A global software engineering firm has released an analysis that reframes one of the most significant technology debates happening inside large enterprises: the move away from monolithic SaaS platforms isn’t primarily a technology problem — it’s a coordination problem that AI is finally exposing.
AI Is Revealing Hidden Architectural Debt
Hidden Brains, a global software development company with experience across 6,000+ projects in 107+ countries, has released new analysis arguing that the shift away from monolithic SaaS toward composable, full-stack digital platforms represents a fundamental change in how organizations create, coordinate, and govern value — not just a technology refresh.

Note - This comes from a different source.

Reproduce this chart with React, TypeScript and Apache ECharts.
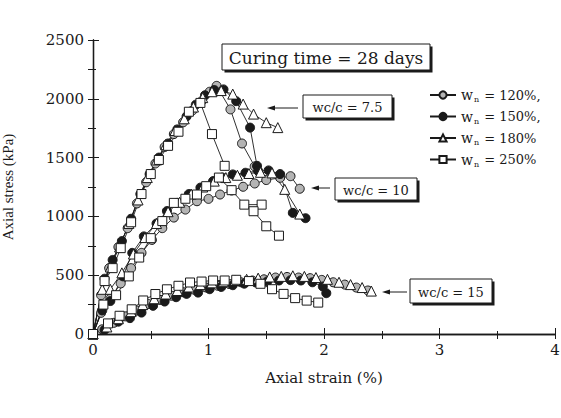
import React, { useEffect, useRef } from "react";
import * as echarts from "echarts";

// ---- data (axial strain %, axial stress kPa) ----
const legendNames = ["w_n = 120%,", "w_n = 150%,", "w_n = 180%", "w_n = 250%"];
const xTicks = [0, 1, 2, 3, 4];
const yTicks = [0, 500, 1000, 1500, 2000, 2500];

// wc/c = 7.5
const c120_75 = [[0,0],[0.07,330],[0.14,560],[0.22,740],[0.3,900],[0.38,1110],[0.46,1290],[0.54,1450],[0.62,1590],[0.7,1700],[0.78,1800],[0.86,1900],[0.94,1980],[1.01,2060],[1.07,2110],[1.19,1910],[1.29,1620],[1.4,1425]];
const c150_75 = [[0,0],[0.1,470],[0.17,630],[0.25,790],[0.33,980],[0.41,1190],[0.49,1360],[0.57,1500],[0.65,1620],[0.73,1740],[0.81,1850],[0.89,1950],[0.97,2030],[1.05,2075],[1.13,2080],[1.24,1980],[1.36,1755],[1.42,1430]];
const c180_75 = [[0,0],[0.08,380],[0.15,570],[0.23,740],[0.31,940],[0.39,1140],[0.47,1330],[0.55,1480],[0.63,1610],[0.71,1730],[0.79,1830],[0.87,1930],[0.95,2010],[1.03,2060],[1.11,2070],[1.21,2040],[1.3,1955],[1.39,1870],[1.5,1797],[1.6,1755]];
const c250_75 = [[0,0],[0.1,450],[0.17,560],[0.24,730],[0.33,950],[0.42,1190],[0.5,1360],[0.57,1480],[0.65,1600],[0.74,1720],[0.83,1890],[0.93,1965],[1.03,1700],[1.14,1430]];

// wc/c = 10
const c120_10 = [[0,0],[0.07,180],[0.15,300],[0.24,430],[0.33,560],[0.42,690],[0.51,800],[0.6,900],[0.7,990],[0.8,1058],[0.9,1129],[1.0,1149],[1.1,1186],[1.2,1220],[1.3,1252],[1.4,1280],[1.5,1309],[1.62,1328],[1.71,1342],[1.79,1235]];
const c150_10 = [[0,0],[0.08,200],[0.15,280],[0.26,490],[0.34,690],[0.44,830],[0.55,940],[0.64,1045],[0.73,1115],[0.83,1190],[0.93,1245],[1.04,1300],[1.12,1330],[1.21,1357],[1.32,1371],[1.43,1386],[1.52,1391],[1.62,1360],[1.73,1030],[1.84,985]];
const c180_10 = [[0,0],[0.15,380],[0.25,520],[0.35,680],[0.45,820],[0.55,940],[0.65,1040],[0.75,1120],[0.85,1190],[0.95,1250],[1.05,1300],[1.15,1330],[1.25,1350],[1.35,1365],[1.45,1375],[1.55,1370],[1.66,1230],[1.79,1020]];
const c250_10 = [[0,0],[0.09,250],[0.2,330],[0.31,490],[0.4,650],[0.5,815],[0.6,960],[0.7,1115],[0.8,1150],[0.9,1186],[0.98,1257],[1.09,1330],[1.2,1223],[1.31,1100],[1.46,1100],[1.39,1044],[1.5,916],[1.61,836]];

// wc/c = 15
const c120_15 = [[0,0],[0.08,40],[0.18,95],[0.28,150],[0.38,200],[0.48,255],[0.58,290],[0.68,325],[0.78,355],[0.88,375],[0.98,395],[1.08,410],[1.18,425],[1.28,440],[1.38,455],[1.48,465],[1.58,480],[1.68,485],[1.78,480],[1.88,475],[1.98,460],[2.08,440],[2.18,420],[2.28,395],[2.38,370]];
const c150_15 = [[0,0],[0.1,35],[0.22,105],[0.32,135],[0.42,182],[0.52,240],[0.62,276],[0.72,313],[0.81,341],[0.91,352],[1.01,381],[1.11,400],[1.21,415],[1.31,428],[1.41,438],[1.51,448],[1.61,455],[1.71,458],[1.8,455],[1.9,440],[1.99,404],[2.02,347]];
const c180_15 = [[0,0],[0.12,60],[0.22,130],[0.33,190],[0.43,250],[0.53,300],[0.63,340],[0.73,370],[0.83,400],[0.93,420],[1.03,435],[1.13,445],[1.23,455],[1.33,465],[1.43,475],[1.53,485],[1.63,490],[1.73,495],[1.83,490],[1.93,480],[2.03,465],[2.13,440],[2.23,420],[2.33,395],[2.41,365]];
const c250_15 = [[0,0],[0.13,90],[0.23,155],[0.335,210],[0.435,285],[0.54,340],[0.64,380],[0.74,410],[0.84,438],[0.94,446],[1.04,455],[1.14,455],[1.24,461],[1.35,450],[1.45,427],[1.55,381],[1.65,341],[1.75,305],[1.85,284],[1.95,267]];

const INK = "#1a1a1a";
const SERIF = "DejaVu Serif";

const markerStyles = [
  { symbol: "circle", itemStyle: { color: "#b4b4b4", borderColor: INK, borderWidth: 1 } },
  { symbol: "circle", itemStyle: { color: INK, borderColor: INK, borderWidth: 1 } },
  { symbol: "triangle", itemStyle: { color: "#ffffff", borderColor: INK, borderWidth: 1 } },
  { symbol: "rect", itemStyle: { color: "#ffffff", borderColor: INK, borderWidth: 1 } },
];

const groups = [
  [c120_75, c150_75, c180_75, c250_75],
  [c120_10, c150_10, c180_10, c250_10],
  [c120_15, c150_15, c180_15, c250_15],
];

function boxWithShadow(x: number, y: number, w: number, h: number, text: string, fontSize: number) {
  return [
    { type: "rect", shape: { x: x + 2.5, y: y + 2.5, width: w, height: h }, style: { fill: INK }, z: 100 },
    { type: "rect", shape: { x, y, width: w, height: h }, style: { fill: "#fff", stroke: INK, lineWidth: 1 }, z: 101 },
    {
      type: "text", x: x + w / 2, y: y + h / 2 + 1, z: 102,
      style: { text, fill: INK, font: `${fontSize}px "${SERIF}"`, align: "center", verticalAlign: "middle" },
    },
  ];
}

function arrow(x1: number, x2: number, y: number) {
  return [
    { type: "line", shape: { x1: x1 + 4, y1: y, x2, y2: y }, style: { stroke: INK, lineWidth: 1 }, z: 100 },
    { type: "polygon", shape: { points: [[x1, y], [x1 + 8, y - 2.5], [x1 + 8, y + 2.5]] }, style: { fill: INK }, z: 100 },
  ];
}

export default function App() {
  const ref = useRef<HTMLDivElement>(null);
  useEffect(() => {
    if (!ref.current) return;
    const chart = echarts.init(ref.current, null, { renderer: "svg" });
    const series: any[] = [];
    groups.forEach((g) => {
      g.forEach((data, i) => {
        series.push({
          type: "line",
          name: legendNames[i],
          data,
          symbol: markerStyles[i].symbol,
          symbolSize: i === 2 ? 10 : 9,
          itemStyle: markerStyles[i].itemStyle,
          lineStyle: { color: INK, width: 0.9 },
          xAxisIndex: 0,
          yAxisIndex: 0,
        });
      });
    });
    const axisLine = { show: true, lineStyle: { color: INK, width: 1.3 } };
    chart.setOption({
      animation: false,
      backgroundColor: "#ffffff",
      grid: { left: 93, right: 6, top: 40, bottom: 84, containLabel: false, outerBoundsMode: "none" },
      legend: {
        data: legendNames,
        orient: "vertical",
        left: 424,
        top: 83,
        itemWidth: 26,
        itemHeight: 9,
        itemGap: 6,
        selectedMode: false,
        formatter: (name: string) => `{w|w}{n|n}{t|${name.slice(3)}}`,
        textStyle: {
          color: INK,
          fontFamily: SERIF,
          fontSize: 13,
          rich: {
            w: { fontFamily: SERIF, fontSize: 14, color: INK, lineHeight: 17 },
            n: { fontFamily: SERIF, fontSize: 8, color: INK, lineHeight: 17, verticalAlign: "bottom", padding: [0, 1, 0, 1] },
            t: { fontFamily: SERIF, fontSize: 13, color: INK, lineHeight: 17 },
          },
        },
      },
      xAxis: [
        {
          type: "value", min: xTicks[0], max: xTicks[xTicks.length - 1], interval: 1, position: "bottom",
          axisLine,
          axisTick: { show: true, inside: true, length: 6, lineStyle: { color: INK } },
          minorTick: { show: true, splitNumber: 2, length: 3, lineStyle: { color: INK } },
          splitLine: { show: false },
          axisLabel: { margin: 8, fontFamily: SERIF, fontSize: 15, color: INK, formatter: (v: number) => String(v) },
          name: "Axial strain (%)", nameLocation: "middle", nameGap: 36,
          nameTextStyle: { fontFamily: SERIF, fontSize: 15, color: INK },
        },
        {
          type: "value", min: 0, max: 4, interval: 0.5, position: "top",
          axisLine,
          axisTick: { show: true, inside: true, length: 5, lineStyle: { color: INK } },
          axisLabel: { show: false }, splitLine: { show: false },
        },
      ],
      yAxis: [
        {
          type: "value", min: yTicks[0], max: yTicks[yTicks.length - 1], interval: 500, position: "left",
          axisLine,
          axisTick: { show: true, inside: true, length: 6, lineStyle: { color: INK } },
          minorTick: { show: true, splitNumber: 2, length: 3, lineStyle: { color: INK } },
          splitLine: { show: false },
          axisLabel: { margin: 9, fontFamily: SERIF, fontSize: 15, color: INK, formatter: (v: number) => String(v) },
          name: "Axial stress (kPa)", nameLocation: "middle", nameGap: 78, nameRotate: 90,
          nameTextStyle: { fontFamily: "Liberation Serif", fontSize: 15, color: INK },
        },
        {
          type: "value", min: 0, max: 2500, interval: 250, position: "right",
          axisLine,
          axisTick: { show: true, inside: true, length: 5, lineStyle: { color: INK } },
          axisLabel: { show: false }, splitLine: { show: false },
        },
      ],
      series,
      graphic: [
        ...boxWithShadow(222, 44, 208, 26, "Curing time = 28 days", 17),
        ...boxWithShadow(303, 95, 89, 23, "wc/c = 7.5", 13),
        ...arrow(267, 298, 108),
        ...boxWithShadow(335, 178, 82, 22, "wc/c = 10", 13),
        ...arrow(311, 330, 188),
        ...boxWithShadow(410, 279, 82, 24, "wc/c = 15", 13),
        ...arrow(382, 407, 292),
      ],
    });
    return () => chart.dispose();
  }, []);
  return (
    <div
      ref={ref}
      style={{ position: "fixed", left: 0, top: 0, width: 561, height: 418, background: "#fff" }}
    />
  );
}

The core insight is counterintuitive: artificial intelligence isn’t the reason enterprises need new architectures. It’s the reason they’re finally discovering that their existing architectures were already inadequate. “AI is exposing architectural debt that has accumulated over the years,” the analysis argues. AI systems require cross-domain data access, real-time orchestration, and semantic consistency — requirements that monolithic SaaS environments were never designed to meet, because their business logic and data remain trapped within application boundaries.
The Real Cost of Tightly Coupled Systems
Coordination Costs, Not Technical Complexity
The conventional narrative frames SaaS modernization as a flexibility challenge. Hidden Brains argues the deeper issue is the rising cost of coordinating change across systems, teams, workflows, and digital experiences. Monolithic platforms helped standardize operations and reduce initial engineering complexity, but as enterprises scale their digital capabilities, tightly coupled systems make innovation expensive. Extending functionality often depends on vendor roadmaps, complex integrations, and synchronized release cycles that can slow competitive response to a crawl.
Platform-Centric Architecture as a Coordination Layer
The emerging alternative is platform-centric architecture — not a replacement for existing systems, but a coordination layer that sits above them. This layer manages identity, data governance, APIs, workflows, and business processes across SaaS, legacy, and cloud-native environments. Rather than serving as just another system of record, the platform becomes a system of coordination that gives enterprises unified governance and visibility without requiring the wholesale replacement of functional existing systems.
A Real-World Example: 100% Terminal Automation
Hidden Brains applied this approach in its transformation of MRS Holdings, a pan-African oil and gas company operating across seven countries and 700+ retail stations. The unified digital platform enabled 100% terminal automation and improved operational efficiency by 60% — demonstrating the scale of impact that a well-designed coordination layer can deliver in complex, geographically distributed operations.
What the Future Looks Like
The analysis concludes with a forward-looking observation that applies to nearly every large organization currently wrestling with AI adoption. Organizations that successfully separate stable systems of record from flexible, rapidly evolving innovation layers will be far better positioned to scale AI, accelerate product delivery, and respond to market change. “The future of enterprise technology will not be defined by replacing every existing system, but by creating architectures capable of continuous adaptation.”